→ To do
Quote word for word the lines below, beginning with the first and ending with the one that has "const MONTHS_IN_YEAR = [12, 12, 12, 12, 9]". Drop the pictures.

....

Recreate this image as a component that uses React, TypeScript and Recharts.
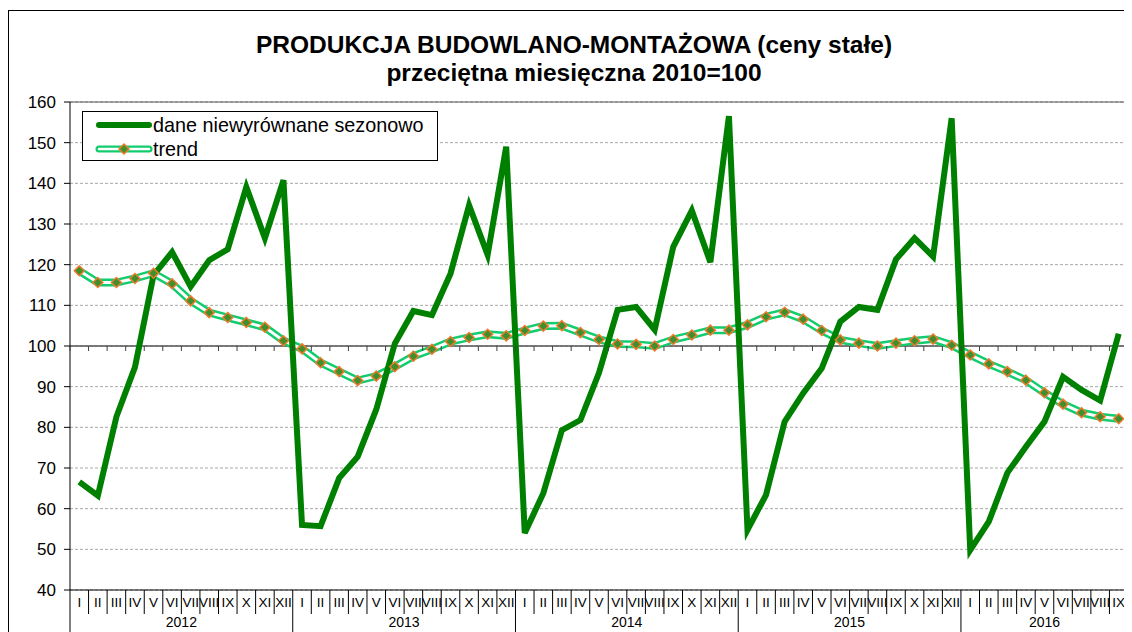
import React from 'react'
import {
  ComposedChart,
  Line,
  XAxis,
  YAxis,
  CartesianGrid,
  ReferenceLine,
} from 'recharts'

const ROMAN = ['I', 'II', 'III', 'IV', 'V', 'VI', 'VII', 'VIII', 'IX', 'X', 'XI', 'XII']
const YEARS = [2012, 2013, 2014, 2015, 2016]
const MONTHS_IN_YEAR = [12, 12, 12, 12, 9]

// dane niewyrównane sezonowo
const UNADJUSTED = [
  66.6, 63.2, 82.6, 94.8, 117.4, 123.1, 114.6, 121.1, 123.8, 139.1, 126.5, 140.8,
  56.0, 55.7, 67.5, 72.8, 84.4, 100.6, 108.6, 107.6, 117.8, 134.6, 122.4, 149.0,
  54.0, 63.8, 79.3, 81.8, 93.4, 108.9, 109.6, 104.0, 124.4, 133.3, 120.6, 156.5,
  54.8, 63.4, 81.4, 88.4, 94.5, 106.0, 109.6, 108.9, 121.3, 126.5, 122.0, 156.0,
  49.8, 56.8, 68.8, 75.2, 81.4, 92.4, 89.2, 86.6, 103.0,
]

const TREND = [
  118.5, 115.6, 115.6, 116.6, 117.9, 115.3, 111.1, 108.2, 107.0, 105.8, 104.6, 101.3,
  99.3, 95.9, 93.7, 91.5, 92.6, 94.9, 97.5, 99.2, 101.1, 102.1, 102.9, 102.5,
  103.8, 104.9, 105.0, 103.3, 101.6, 100.5, 100.4, 100.0, 101.6, 102.7, 103.9, 103.9,
  105.2, 107.2, 108.3, 106.6, 103.8, 101.5, 100.7, 100.0, 100.7, 101.3, 101.7, 100.2,
  97.8, 95.6, 93.7, 91.6, 88.5, 85.7, 83.6, 82.6, 82.1,
]

const Y_TICKS = [40, 50, 60, 70, 80, 90, 100, 110, 120, 130, 140, 150, 160]

const rows: { i: number; m: string; year: number; first: boolean; count: number; raw: number; trend: number }[] = []
YEARS.forEach((year, yi) => {
  for (let k = 0; k < MONTHS_IN_YEAR[yi]; k++) {
    const i = rows.length
    rows.push({
      i,
      m: ROMAN[k],
      year,
      first: k === 0,
      count: MONTHS_IN_YEAR[yi],
      raw: UNADJUSTED[i],
      trend: TREND[i],
    })
  }
})

const W = 1124
const H = 624
const MARGIN = { top: 94, right: 4, bottom: 0, left: 10 }
const Y_AXIS_W = 52
const X_AXIS_H = 42
const PLOT_LEFT = MARGIN.left + Y_AXIS_W
const PLOT_W = W - PLOT_LEFT - MARGIN.right
const PLOT_TOP = MARGIN.top
const PLOT_H = H - MARGIN.top - MARGIN.bottom - X_AXIS_H
const PLOT_BOTTOM = PLOT_TOP + PLOT_H
const STEP = PLOT_W / rows.length
const Y_AXIS_CROSS = PLOT_TOP + ((160 - 100) / 120) * PLOT_H

const FONT = '"Liberation Sans", Arial, sans-serif'

const MonthTick = (props: any) => {
  const { x, payload } = props
  const row = rows[payload.value]
  if (!row) return null
  const left = x - STEP / 2
  const right = x + STEP / 2
  const last = row.i === rows.length - 1
  return (
    <g>
      <line x1={left} x2={left} y1={PLOT_BOTTOM} y2={row.first ? H : PLOT_BOTTOM + 24} stroke="#000" strokeWidth={1} />
      {last && <line x1={right} x2={right} y1={PLOT_BOTTOM} y2={H} stroke="#000" strokeWidth={1} />}
      <line x1={left} x2={left} y1={Y_AXIS_CROSS} y2={Y_AXIS_CROSS + 5} stroke="#404040" strokeWidth={1} />
      {last && <line x1={right} x2={right} y1={Y_AXIS_CROSS} y2={Y_AXIS_CROSS + 5} stroke="#404040" strokeWidth={1} />}
      <text x={x} y={PLOT_BOTTOM + 17} textAnchor="middle" fontSize={13.5} fontFamily={FONT} fill="#000">
        {row.m}
      </text>
      {row.first && (
        <text
          x={x + ((row.count - 1) / 2) * STEP}
          y={PLOT_BOTTOM + 37}
          textAnchor="middle"
          fontSize={14}
          fontFamily={FONT}
          fill="#000"
        >
          {row.year}
        </text>
      )}
    </g>
  )
}

const Diamond = (props: any) => {
  const { cx, cy, index } = props
  if (cx == null || cy == null) return null
  const r = 5
  return (
    <polygon
      key={`d-${index}`}
      points={`${cx},${cy - r} ${cx + r},${cy} ${cx},${cy + r} ${cx - r},${cy}`}
      fill="#3f8f2f"
      stroke="#f07a2a"
      strokeWidth={1.5}
    />
  )
}

const LegendBox = () => (
  <div
    style={{
      position: 'absolute',
      left: 74,
      top: 103,
      width: 354,
      height: 48,
      border: '1px solid #000',
      background: '#fff',
      fontFamily: FONT,
      fontSize: 19.8,
      color: '#000',
      zIndex: 2,
    }}
  >
    <div style={{ position: 'absolute', left: 0, top: 2, height: 22, display: 'flex', alignItems: 'center' }}>
      <svg width={70} height={22} style={{ display: 'block' }}>
        <line x1={16} x2={66} y1={11} y2={11} stroke="#008000" strokeWidth={6} strokeLinecap="round" />
      </svg>
      <span>dane niewyrównane sezonowo</span>
    </div>
    <div style={{ position: 'absolute', left: 0, top: 26, height: 22, display: 'flex', alignItems: 'center' }}>
      <svg width={70} height={22} style={{ display: 'block' }}>
        <line x1={16} x2={66} y1={11} y2={11} stroke="#12cc6e" strokeWidth={7} strokeLinecap="round" />
        <line x1={16} x2={66} y1={11} y2={11} stroke="#fff" strokeWidth={2.5} strokeLinecap="round" />
        <polygon points="41,6 46,11 41,16 36,11" fill="#3f8f2f" stroke="#f07a2a" strokeWidth={1.5} />
      </svg>
      <span>trend</span>
    </div>
  </div>
)

export default function App() {
  return (
    <div style={{ position: 'relative', width: W, height: H, overflow: 'hidden', background: '#fff' }}>
      <div
        style={{
          position: 'absolute',
          left: 0,
          top: 2,
          width: 1140,
          height: 700,
          border: '1px solid #000',
          boxSizing: 'border-box',
        }}
      />
      <div
        style={{
          position: 'absolute',
          left: 0,
          top: 23,
          width: 1132,
          textAlign: 'center',
          fontFamily: FONT,
          fontWeight: 'bold',
          fontSize: 24.5,
          lineHeight: '28px',
          color: '#000',
          zIndex: 2,
        }}
      >
        PRODUKCJA BUDOWLANO-MONTAŻOWA (ceny stałe)
        <br />
        przeciętna miesięczna 2010=100
      </div>
      <LegendBox />
      <ComposedChart width={W} height={H} data={rows} margin={MARGIN} style={{ position: 'absolute', left: 0, top: 0 }}>
        <CartesianGrid vertical={false} stroke="#a8a8a8" strokeDasharray="3 2" />
        <XAxis
          dataKey="i"
          type="number"
          domain={[-0.5, rows.length - 0.5]}
          ticks={rows.map((r) => r.i)}
          interval={0}
          height={X_AXIS_H}
          tickLine={false}
          axisLine={{ stroke: '#000' }}
          tick={<MonthTick />}
        />
        <YAxis
          domain={[40, 160]}
          ticks={Y_TICKS}
          interval={0}
          width={Y_AXIS_W}
          tickSize={6}
          tickMargin={8}
          axisLine={{ stroke: '#000' }}
          tickLine={{ stroke: '#000' }}
          tick={{ fill: '#000', fontSize: 17, fontFamily: FONT }}
        />
        <ReferenceLine y={100} stroke="#555" strokeWidth={1.5} />
        <ReferenceLine y={160} stroke="#555" strokeWidth={1} />
        <ReferenceLine x={rows.length - 0.5} stroke="#333" strokeWidth={1} />
        <Line
          dataKey="trend"
          stroke="#12cc6e"
          strokeWidth={8}
          dot={false}
          activeDot={false}
          isAnimationActive={false}
        />
        <Line
          dataKey="trend"
          stroke="#fff"
          strokeWidth={3}
          dot={<Diamond />}
          activeDot={false}
          isAnimationActive={false}
        />
        <Line
          dataKey="raw"
          stroke="#008000"
          strokeWidth={6}
          strokeLinejoin="miter"
          dot={false}
          activeDot={false}
          isAnimationActive={false}
        />
      </ComposedChart>
    </div>
  )
}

....

→ Written response
Recreate this image as a component that uses React, TypeScript and Recharts.
import React from 'react'
import {
  ComposedChart,
  Line,
  XAxis,
  YAxis,
  CartesianGrid,
  ReferenceLine,
} from 'recharts'

const ROMAN = ['I', 'II', 'III', 'IV', 'V', 'VI', 'VII', 'VIII', 'IX', 'X', 'XI', 'XII']
const YEARS = [2012, 2013, 2014, 2015, 2016]
const MONTHS_IN_YEAR = [12, 12, 12, 12, 9]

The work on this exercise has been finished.